Swiss scientist Jean Piaget is known for formulating the Theory of Cognitive Development that dealt with the different stages involved in a child’s logical and reasoning development as he/she grows. Formulated after a series of tests, the theory deals with the different ways in which children of different age groups manage to grasp and handle information. The theory comprises of four stages explained below.
This stage lasts from a child’s birth till the time he/she becomes two years old. It deals with the experiences that are gathered through motor activities and sensory stimuli.
In this stage, the child would get most of his/her input by moving around and observing things around him/her. While he/she would more tuned to reflexive actions in the initial days, with time he/she would start becoming more observant with her worldly interactions.
This second stage of cognitive development begins at the age of two. A child at this stage would start understanding basic language and symbols. He/she would start linking objects with images and words.
Imagination and memory would grow with this understanding. At this stage, he/she would also start imitating others in order to get a better understanding of what is going on around him/her.
Concrete Operational Stage
This stage begins at the age of seven. At this stage, the child’s skill set would start expanding significantly, with him/her gaining a better command over language.

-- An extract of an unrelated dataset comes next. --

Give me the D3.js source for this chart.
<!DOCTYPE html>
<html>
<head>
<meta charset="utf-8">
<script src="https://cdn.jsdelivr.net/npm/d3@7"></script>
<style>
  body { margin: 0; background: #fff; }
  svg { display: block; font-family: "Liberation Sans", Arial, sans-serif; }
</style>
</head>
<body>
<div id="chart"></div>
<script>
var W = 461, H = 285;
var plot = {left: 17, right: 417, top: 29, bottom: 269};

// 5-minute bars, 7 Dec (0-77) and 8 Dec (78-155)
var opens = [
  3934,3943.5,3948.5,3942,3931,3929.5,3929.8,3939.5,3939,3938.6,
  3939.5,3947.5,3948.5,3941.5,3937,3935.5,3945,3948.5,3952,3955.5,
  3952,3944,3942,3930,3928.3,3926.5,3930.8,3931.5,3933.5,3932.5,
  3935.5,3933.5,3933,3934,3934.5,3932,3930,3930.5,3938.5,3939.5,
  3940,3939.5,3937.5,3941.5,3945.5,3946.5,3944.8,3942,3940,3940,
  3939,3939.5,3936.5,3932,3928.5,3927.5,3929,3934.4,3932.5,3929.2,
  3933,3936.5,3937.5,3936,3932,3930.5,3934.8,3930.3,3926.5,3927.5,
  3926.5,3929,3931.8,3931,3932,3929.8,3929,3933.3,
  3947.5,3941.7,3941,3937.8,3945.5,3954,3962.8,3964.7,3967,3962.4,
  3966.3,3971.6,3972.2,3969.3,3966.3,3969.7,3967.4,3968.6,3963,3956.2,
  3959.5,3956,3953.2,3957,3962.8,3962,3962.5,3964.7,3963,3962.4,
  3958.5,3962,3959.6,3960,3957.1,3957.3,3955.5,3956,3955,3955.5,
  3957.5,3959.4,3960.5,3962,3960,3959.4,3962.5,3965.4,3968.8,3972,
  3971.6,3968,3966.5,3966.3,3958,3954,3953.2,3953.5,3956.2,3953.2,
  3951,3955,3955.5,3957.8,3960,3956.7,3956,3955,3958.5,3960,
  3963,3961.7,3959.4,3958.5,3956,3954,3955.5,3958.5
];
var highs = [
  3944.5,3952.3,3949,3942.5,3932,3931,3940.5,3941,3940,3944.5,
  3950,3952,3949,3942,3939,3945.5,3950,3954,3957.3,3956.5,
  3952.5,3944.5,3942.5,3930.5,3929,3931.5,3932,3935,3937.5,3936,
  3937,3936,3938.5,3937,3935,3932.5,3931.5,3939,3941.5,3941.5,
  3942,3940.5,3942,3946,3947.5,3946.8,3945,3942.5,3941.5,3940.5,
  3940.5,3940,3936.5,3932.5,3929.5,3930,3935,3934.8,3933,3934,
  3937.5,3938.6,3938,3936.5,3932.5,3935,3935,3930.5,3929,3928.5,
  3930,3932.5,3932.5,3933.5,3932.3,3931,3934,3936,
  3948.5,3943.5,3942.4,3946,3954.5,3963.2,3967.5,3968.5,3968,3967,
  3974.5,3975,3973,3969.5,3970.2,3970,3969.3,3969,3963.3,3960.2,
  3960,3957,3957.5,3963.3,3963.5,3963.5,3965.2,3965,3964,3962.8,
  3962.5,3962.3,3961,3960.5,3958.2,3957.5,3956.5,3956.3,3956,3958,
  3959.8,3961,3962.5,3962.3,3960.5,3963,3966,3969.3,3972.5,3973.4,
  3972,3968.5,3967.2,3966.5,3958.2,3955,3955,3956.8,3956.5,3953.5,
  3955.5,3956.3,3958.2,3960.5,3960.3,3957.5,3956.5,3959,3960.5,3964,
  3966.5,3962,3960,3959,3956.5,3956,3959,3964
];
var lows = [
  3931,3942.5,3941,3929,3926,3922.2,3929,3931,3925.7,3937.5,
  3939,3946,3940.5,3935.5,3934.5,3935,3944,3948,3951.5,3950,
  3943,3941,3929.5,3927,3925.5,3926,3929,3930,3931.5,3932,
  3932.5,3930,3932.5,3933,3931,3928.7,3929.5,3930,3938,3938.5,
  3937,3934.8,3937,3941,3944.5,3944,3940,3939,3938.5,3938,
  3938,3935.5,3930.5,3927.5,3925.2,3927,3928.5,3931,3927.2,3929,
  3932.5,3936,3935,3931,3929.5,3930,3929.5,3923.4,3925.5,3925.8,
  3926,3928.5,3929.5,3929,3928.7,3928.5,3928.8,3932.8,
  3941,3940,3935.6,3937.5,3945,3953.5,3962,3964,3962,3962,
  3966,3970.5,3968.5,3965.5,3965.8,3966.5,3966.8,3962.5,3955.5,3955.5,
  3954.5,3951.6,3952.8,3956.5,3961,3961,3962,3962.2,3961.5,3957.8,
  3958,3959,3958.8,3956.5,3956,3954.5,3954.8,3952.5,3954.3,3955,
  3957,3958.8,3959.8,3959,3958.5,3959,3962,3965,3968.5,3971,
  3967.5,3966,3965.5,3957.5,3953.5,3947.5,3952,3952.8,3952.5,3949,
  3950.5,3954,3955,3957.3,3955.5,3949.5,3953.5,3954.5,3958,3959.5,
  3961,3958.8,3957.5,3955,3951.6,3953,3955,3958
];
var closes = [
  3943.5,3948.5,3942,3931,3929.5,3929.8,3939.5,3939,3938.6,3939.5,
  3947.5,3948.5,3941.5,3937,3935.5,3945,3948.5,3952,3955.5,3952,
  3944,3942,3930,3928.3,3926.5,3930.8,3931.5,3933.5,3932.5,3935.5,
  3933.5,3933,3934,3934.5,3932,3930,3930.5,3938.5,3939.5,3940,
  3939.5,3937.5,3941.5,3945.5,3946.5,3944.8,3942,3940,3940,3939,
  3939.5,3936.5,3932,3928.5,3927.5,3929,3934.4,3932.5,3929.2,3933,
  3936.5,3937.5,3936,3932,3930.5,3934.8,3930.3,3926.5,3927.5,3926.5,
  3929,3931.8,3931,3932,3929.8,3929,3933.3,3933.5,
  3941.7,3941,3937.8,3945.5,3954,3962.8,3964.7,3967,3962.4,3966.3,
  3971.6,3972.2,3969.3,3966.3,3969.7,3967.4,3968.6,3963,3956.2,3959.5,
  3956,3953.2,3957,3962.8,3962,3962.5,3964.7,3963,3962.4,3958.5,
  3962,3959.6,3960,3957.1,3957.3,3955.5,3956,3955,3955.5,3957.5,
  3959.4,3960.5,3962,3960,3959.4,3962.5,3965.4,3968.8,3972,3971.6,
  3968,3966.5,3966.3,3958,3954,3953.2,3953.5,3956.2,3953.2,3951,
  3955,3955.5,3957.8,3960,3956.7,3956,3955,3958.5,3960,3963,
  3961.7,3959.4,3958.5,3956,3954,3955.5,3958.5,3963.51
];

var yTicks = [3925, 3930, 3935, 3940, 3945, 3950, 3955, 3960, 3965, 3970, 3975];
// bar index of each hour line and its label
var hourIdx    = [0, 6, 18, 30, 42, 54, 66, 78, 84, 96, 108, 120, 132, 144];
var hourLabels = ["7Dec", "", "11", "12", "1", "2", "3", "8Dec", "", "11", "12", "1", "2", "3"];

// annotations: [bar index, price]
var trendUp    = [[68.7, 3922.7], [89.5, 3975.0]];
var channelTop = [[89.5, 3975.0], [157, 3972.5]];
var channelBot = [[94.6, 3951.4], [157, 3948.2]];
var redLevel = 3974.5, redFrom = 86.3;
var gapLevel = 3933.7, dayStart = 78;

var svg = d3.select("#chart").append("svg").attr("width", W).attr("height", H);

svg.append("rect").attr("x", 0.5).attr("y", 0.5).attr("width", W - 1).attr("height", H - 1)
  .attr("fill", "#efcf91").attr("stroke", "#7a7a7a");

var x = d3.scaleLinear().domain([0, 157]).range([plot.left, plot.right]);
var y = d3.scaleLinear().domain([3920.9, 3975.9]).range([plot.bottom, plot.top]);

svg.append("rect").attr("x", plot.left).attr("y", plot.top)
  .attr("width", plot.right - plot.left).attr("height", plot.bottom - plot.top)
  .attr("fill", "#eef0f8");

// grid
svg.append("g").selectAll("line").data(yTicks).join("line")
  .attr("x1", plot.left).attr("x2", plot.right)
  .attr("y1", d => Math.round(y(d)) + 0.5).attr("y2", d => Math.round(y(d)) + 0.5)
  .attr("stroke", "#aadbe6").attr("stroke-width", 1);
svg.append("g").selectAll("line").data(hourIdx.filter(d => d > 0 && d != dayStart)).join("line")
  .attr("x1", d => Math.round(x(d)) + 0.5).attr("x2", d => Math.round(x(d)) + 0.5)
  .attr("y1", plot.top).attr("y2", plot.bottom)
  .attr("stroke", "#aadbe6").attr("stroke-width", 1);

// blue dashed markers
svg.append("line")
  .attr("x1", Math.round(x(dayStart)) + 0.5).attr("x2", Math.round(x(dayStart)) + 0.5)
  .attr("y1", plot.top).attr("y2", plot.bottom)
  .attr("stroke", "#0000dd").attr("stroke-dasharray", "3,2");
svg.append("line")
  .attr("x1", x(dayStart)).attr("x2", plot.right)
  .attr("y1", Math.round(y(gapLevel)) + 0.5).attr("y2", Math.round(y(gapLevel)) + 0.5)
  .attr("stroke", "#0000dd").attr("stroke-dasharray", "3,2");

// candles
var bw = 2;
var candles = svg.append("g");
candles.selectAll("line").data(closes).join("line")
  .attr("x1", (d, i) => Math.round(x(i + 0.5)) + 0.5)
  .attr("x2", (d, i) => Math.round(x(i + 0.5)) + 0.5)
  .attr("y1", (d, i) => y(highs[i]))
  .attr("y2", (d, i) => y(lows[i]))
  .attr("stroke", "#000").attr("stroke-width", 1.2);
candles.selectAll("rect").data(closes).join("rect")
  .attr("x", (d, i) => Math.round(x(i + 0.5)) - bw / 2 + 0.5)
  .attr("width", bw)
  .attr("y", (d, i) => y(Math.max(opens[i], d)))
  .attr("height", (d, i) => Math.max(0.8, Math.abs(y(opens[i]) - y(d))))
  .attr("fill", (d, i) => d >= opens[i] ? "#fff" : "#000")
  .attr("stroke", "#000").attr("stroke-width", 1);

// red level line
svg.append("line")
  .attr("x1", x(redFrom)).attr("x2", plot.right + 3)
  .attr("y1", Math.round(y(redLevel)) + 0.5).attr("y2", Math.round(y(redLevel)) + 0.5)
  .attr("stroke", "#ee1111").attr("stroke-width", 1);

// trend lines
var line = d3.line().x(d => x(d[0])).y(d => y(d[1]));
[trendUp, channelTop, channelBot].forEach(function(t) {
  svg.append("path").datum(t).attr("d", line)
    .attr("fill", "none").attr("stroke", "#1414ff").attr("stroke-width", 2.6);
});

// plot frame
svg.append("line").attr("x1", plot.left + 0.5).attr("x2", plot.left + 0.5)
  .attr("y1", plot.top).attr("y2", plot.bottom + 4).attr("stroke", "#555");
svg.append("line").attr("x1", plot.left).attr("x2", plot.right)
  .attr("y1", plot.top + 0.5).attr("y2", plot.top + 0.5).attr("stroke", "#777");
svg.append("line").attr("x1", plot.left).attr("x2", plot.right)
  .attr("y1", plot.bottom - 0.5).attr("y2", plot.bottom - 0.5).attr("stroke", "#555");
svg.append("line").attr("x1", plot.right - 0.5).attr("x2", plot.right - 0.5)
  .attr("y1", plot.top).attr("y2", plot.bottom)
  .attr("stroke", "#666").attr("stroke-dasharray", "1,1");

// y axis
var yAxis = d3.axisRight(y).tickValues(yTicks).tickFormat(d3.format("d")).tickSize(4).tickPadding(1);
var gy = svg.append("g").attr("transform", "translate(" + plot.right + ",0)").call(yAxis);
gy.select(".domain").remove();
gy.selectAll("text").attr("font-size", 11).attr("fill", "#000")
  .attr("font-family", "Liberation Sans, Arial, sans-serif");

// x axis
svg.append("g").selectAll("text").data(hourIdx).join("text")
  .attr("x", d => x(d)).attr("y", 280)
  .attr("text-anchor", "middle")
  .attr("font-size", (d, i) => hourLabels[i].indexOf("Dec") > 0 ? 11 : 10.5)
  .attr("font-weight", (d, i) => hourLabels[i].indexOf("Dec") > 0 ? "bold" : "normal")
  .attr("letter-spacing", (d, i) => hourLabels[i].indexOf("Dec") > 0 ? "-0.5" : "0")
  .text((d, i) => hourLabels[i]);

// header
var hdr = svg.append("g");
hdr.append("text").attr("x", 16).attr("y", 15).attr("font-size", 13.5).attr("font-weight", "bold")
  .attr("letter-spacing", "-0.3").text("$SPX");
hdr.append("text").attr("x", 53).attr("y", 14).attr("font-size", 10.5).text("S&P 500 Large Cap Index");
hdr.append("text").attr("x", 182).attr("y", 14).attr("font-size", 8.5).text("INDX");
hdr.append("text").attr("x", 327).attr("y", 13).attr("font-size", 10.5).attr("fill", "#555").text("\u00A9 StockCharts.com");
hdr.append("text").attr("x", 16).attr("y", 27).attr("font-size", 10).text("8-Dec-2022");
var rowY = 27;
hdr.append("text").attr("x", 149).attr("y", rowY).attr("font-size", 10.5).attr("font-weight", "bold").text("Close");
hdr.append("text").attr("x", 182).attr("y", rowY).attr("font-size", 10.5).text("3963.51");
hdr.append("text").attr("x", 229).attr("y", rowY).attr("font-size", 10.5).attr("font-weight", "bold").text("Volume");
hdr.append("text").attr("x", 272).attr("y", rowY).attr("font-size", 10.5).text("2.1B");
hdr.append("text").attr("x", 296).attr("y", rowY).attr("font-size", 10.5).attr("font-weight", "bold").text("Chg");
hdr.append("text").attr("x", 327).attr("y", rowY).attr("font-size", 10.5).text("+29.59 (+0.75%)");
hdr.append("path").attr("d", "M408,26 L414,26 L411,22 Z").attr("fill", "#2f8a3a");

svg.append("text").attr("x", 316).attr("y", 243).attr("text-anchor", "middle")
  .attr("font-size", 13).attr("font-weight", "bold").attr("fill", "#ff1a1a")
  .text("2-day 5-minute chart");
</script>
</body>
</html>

He/she would also start exhibiting improvement in traits like conscious logic and rational thinking. With age, he/she would start understanding facts better, like objects that do not change in their fundamental existence even after undergoing a physical change.
Formal Operational Stage
This stage begins at the age of 11. A child at this stage is said to be at the last stage of his/her cognitive development. His/her command on language and logic are total. He/she can easily manipulate abstract thoughts, with ideological and hypothetical notions seeping in at regular intervals. He/she would also start getting a better understanding of his/her thoughts, and would probably start thinking about his/her future. Additional improvements in traits like clarification, evaluation, inference and application can also be noted in this stage.
These four stages of Piaget’s Theory of Cognitive Development indicate the various age groups in which children tend to develop their cognitive skills. The theory acts as a useful benchmark for parents seeking to identify the periods when different phases of the cognitive development take place in their children.
Swiss scientist Jean Piaget formulated the Theory of Cognitive Development to focus on the differing abilities of children belonging to different age groups. The theory is divided into four stages, which underline the specific developmental activities that take place in a child at specific intervals.